Investigador decifra cartas em tupi escritas por indígenas brasileiros no século XVII
Os manuscritos extremamente raros, os únicos conhecidos escritos por indígenas antes da Independência do Brasil, estão guardados na Biblioteca Real de Haia, na Holanda.
Um investigador brasileiro desvendou um mistério secular ao traduzir integralmente uma série de cartas escritas em tupi por indígenas do Brasil no século XVII, afastados por um sangrento conflito entre portugueses e holandeses.
Os manuscritos, extremamente raros, os únicos conhecidos escritos por indígenas antes da Independência do Brasil, estão guardados na Biblioteca Real de Haia, na Holanda.

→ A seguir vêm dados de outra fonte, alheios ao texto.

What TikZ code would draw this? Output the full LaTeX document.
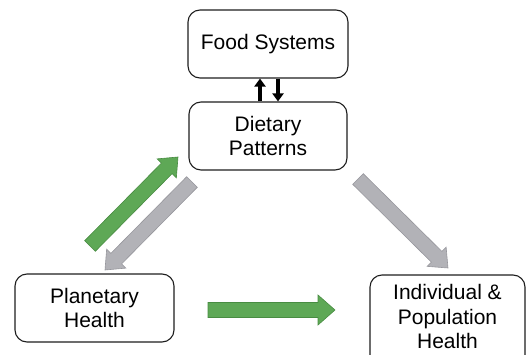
\documentclass[tikz,border=0pt]{standalone}
\usepackage{fontspec}
\setmainfont{Liberation Sans}
\usetikzlibrary{calc,arrows.meta}
\definecolor{grnfill}{RGB}{94,168,86}
\definecolor{grnedge}{RGB}{72,140,66}
\definecolor{gryfill}{RGB}{178,178,183}
\definecolor{gryedge}{RGB}{150,150,156}
\definecolor{boxedge}{RGB}{30,30,30}
% block arrow: #1 style, #2 tail, #3 tip, #4 shaft half width, #5 head half width, #6 head length
\newcommand\blkarrow[6]{%
  \coordinate (bab) at ($(#3)!#6!(#2)$);
  \filldraw[#1] ($(#2)!#4!90:(#3)$) -- ($(bab)!#4!90:(#3)$) -- ($(bab)!#5!90:(#3)$) -- (#3)
    -- ($(bab)!#5!-90:(#3)$) -- ($(bab)!#4!-90:(#3)$) -- ($(#2)!#4!-90:(#3)$) -- cycle;}
\begin{document}
\begin{tikzpicture}[x=1pt,y=-1pt,
  box/.style={draw=boxedge, line width=1.1pt, rounded corners=12pt, fill=white,
    align=center, font=\fontsize{21pt}{24.5pt}\selectfont, inner sep=2pt},
  grnarrow/.style={fill=grnfill, draw=grnedge, line width=0.6pt},
  gryarrow/.style={fill=gryfill, draw=gryedge, line width=0.6pt},
  smallarrow/.style={line width=4pt, -{Triangle[width=11pt,length=8pt]}}]
\useasboundingbox (0,0) rectangle (526,355);
\node[box, minimum width=160pt, minimum height=68pt] (food) at (268,44) {Food Systems};
\node[box, minimum width=158pt, minimum height=68pt] (diet) at (268,136) {Dietary\\Patterns};
\node[box, minimum width=159pt, minimum height=68pt] (planet) at (94.5,308) {Planetary\\Health};
\node[box, minimum width=155pt, minimum height=92pt, text depth=9pt] (indiv) at (447.5,321) {Individual \&\\Population\\Health};
\draw[smallarrow] ([xshift=-8pt]diet.north) -- ([xshift=-8pt]food.south);
\draw[smallarrow] ([xshift=10pt]food.south) -- ([xshift=10pt]diet.north);
\coordinate (g1a) at (90,246);
\coordinate (g1b) at (178,157);
\coordinate (g2a) at (192,182);
\coordinate (g2b) at (105,270);
\coordinate (g3a) at (358,179);
\coordinate (g3b) at (448,268);
\coordinate (g4a) at (208,310);
\coordinate (g4b) at (335,310);
\blkarrow{grnarrow}{g1a}{g1b}{7.5pt}{13.5pt}{16pt}
\blkarrow{gryarrow}{g2a}{g2b}{7.5pt}{13.5pt}{16pt}
\blkarrow{gryarrow}{g3a}{g3b}{7.5pt}{13.5pt}{16pt}
\blkarrow{grnarrow}{g4a}{g4b}{7.5pt}{15pt}{17pt}
\end{tikzpicture}
\end{document}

A sua existência era conhecida desde 1885, mas ninguém havia conseguido decifrar totalmente o seu conteúdo, mas isso mudou graças ao trabalho de Eduardo Navarro, professor da Faculdade de Filosofia, Letras e Ciências Humanas da Universidade de São Paulo (USP).

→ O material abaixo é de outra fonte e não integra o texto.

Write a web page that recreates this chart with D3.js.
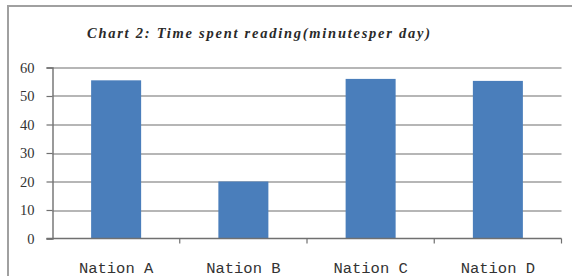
<!DOCTYPE html>
<html>
<head>
<meta charset="utf-8">
<script src="https://cdn.jsdelivr.net/npm/d3@7/dist/d3.min.js"></script>
<style>
  body { margin: 0; background: #fff; }
  svg { display: block; }
</style>
</head>
<body>
<svg id="chart" width="572" height="276"></svg>
<script>
// chart values
var nations = ["Nation A", "Nation B", "Nation C", "Nation D"];
var minutes = [55.5, 20, 56, 55.3];
var yTicks = [0, 10, 20, 30, 40, 50, 60];
var title = "Chart 2: Time spent reading(minutesper day)";

var svg = d3.select("#chart");
var margin = {left: 52.5, right: 10.5, top: 67.5, bottom: 37.5};
var width = 572 - margin.left - margin.right,
    height = 276 - margin.top - margin.bottom;

// outer frame, runs off the right and bottom of the picture
svg.append("rect")
  .attr("x", 8).attr("y", 6)
  .attr("width", 600).attr("height", 300)
  .attr("fill", "#fff")
  .attr("stroke", "#a0a0a0")
  .attr("stroke-width", 2);

svg.append("text")
  .attr("x", 87).attr("y", 38)
  .attr("textLength", 343)
  .attr("lengthAdjust", "spacing")
  .style("font-family", "'Liberation Serif', serif")
  .style("font-style", "italic")
  .style("font-weight", "bold")
  .style("font-size", "14.5px")
  .attr("fill", "#2a2a2a")
  .text(title);

var g = svg.append("g")
  .attr("transform", "translate(" + margin.left + "," + margin.top + ")");

var x = d3.scaleBand()
  .domain(nations)
  .range([0, width])
  .paddingInner(0.607)
  .paddingOuter(0.3035);

var y = d3.scaleLinear()
  .domain([0, 60])
  .range([height, 0]);

// gridlines
g.append("g")
  .selectAll("line")
  .data(yTicks.slice(1))
  .enter().append("line")
  .attr("x1", 0).attr("x2", width)
  .attr("y1", function(d) { return Math.round(y(d)) + 0.5; })
  .attr("y2", function(d) { return Math.round(y(d)) + 0.5; })
  .attr("stroke", "#6e6e6e")
  .attr("stroke-width", 1.2);

// bars
g.append("g")
  .selectAll("rect")
  .data(minutes)
  .enter().append("rect")
  .attr("x", function(d, i) { return x(nations[i]); })
  .attr("width", x.bandwidth())
  .attr("y", function(d) { return y(d); })
  .attr("height", function(d) { return height - y(d); })
  .attr("fill", "#4a7ebb");

// y axis
var yAxis = g.append("g")
  .call(d3.axisLeft(y).tickValues(yTicks).tickSize(6).tickPadding(12).tickFormat(d3.format("d")));
yAxis.attr("font-family", null);
yAxis.select(".domain").attr("stroke", "#707070").attr("stroke-width", 1.4);
yAxis.selectAll(".tick line").attr("stroke", "#707070").attr("stroke-width", 1.2);
yAxis.selectAll(".tick text")
  .style("font-family", "'Liberation Serif', serif")
  .style("font-size", "14.5px")
  .attr("fill", "#333");

// x axis with ticks at band boundaries
var xAxis = g.append("g")
  .attr("transform", "translate(0," + height + ")");
xAxis.append("line")
  .attr("x1", -6).attr("x2", width)
  .attr("stroke", "#707070").attr("stroke-width", 1.4);
xAxis.selectAll(".sep")
  .data(nations)
  .enter().append("line")
  .attr("class", "sep")
  .attr("x1", function(d) { return x(d) + x.bandwidth() / 2 + x.step() / 2; })
  .attr("x2", function(d) { return x(d) + x.bandwidth() / 2 + x.step() / 2; })
  .attr("y1", 0).attr("y2", 5)
  .attr("stroke", "#707070").attr("stroke-width", 1.2);
xAxis.selectAll(".lbl")
  .data(nations)
  .enter().append("text")
  .attr("class", "lbl")
  .attr("x", function(d) { return x(d) + x.bandwidth() / 2; })
  .attr("y", 34)
  .attr("text-anchor", "middle")
  .style("font-family", "'Liberation Mono', monospace")
  .style("font-size", "15.5px")
  .attr("fill", "#333")
  .text(function(d) { return d; });
</script>
</body>
</html>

A correspondência traduzida remonta ao século XVII, um período marcado por lutas em parte do território brasileiro entre Portugal e Holanda.
Os holandeses dominaram toda a costa nordeste do Brasil durante 15 anos, excepto o estado da Bahia, com a permissão dos portugueses, que ocuparam o resto do país. Mas, em 1645, uma guerra foi desencadeada contra a presença holandesa no Brasil num conflito que durou nove anos e terminou com a expulsão dos holandeses.
Os senhores do engenho portugueses, profundamente endividados com os holandeses, lideraram a rebelião da qual também participaram os indígenas potiguaras, mas divididos em dois campos: alguns do lado português e outros do lado da Holanda.
Nos primeiros meses do conflito, algumas lideranças indígenas alfabetizadas e evangelizadas trocaram cartas para convencer o remetente de que estavam do lado errado. Apenas seis documentos deste tipo estão preservados.
Eduardo Navarro, de 59 anos, foi o primeiro investigador a desvendar exactamente o sentido das palavras escritas nas cartas.
“Por que estou fazendo guerra contra gente do nosso sangue, se vocês são os verdadeiros habitantes desta terra? Será que não temos compaixão por nosso povo?”, refere um trecho de uma carta que foi traduzida.
O investigador brasileiro frisou que a tradução não foi fácil já que os indígenas brasileiros usavam o alfabeto latino para escrever em tupi, mas não seguiam muitas regras e a leitura tornou-se difícil.
Navarro relatou que o conhecimento linguístico sobre os antigos tupis era “disperso” e, por isso, decidiu criar o primeiro dicionário dessa língua indígena clássica – agora extinta –, que surgiu em 2013 após dez anos de um longo trabalho. A partir daí, começou a analisar minuciosamente as cartas.
A tradução completa permitiu observar os rumos da guerra ou os nomes dos caciques (chefes indígenas) que morreram em batalha e os locais onde lutaram.
Os documentos também indicaram a insatisfação dos indígenas por terem perdido sua cultura tradicional e a vontade de superarem as diferenças e voltarem a conviver para resgatar os seus ritos ancestrais.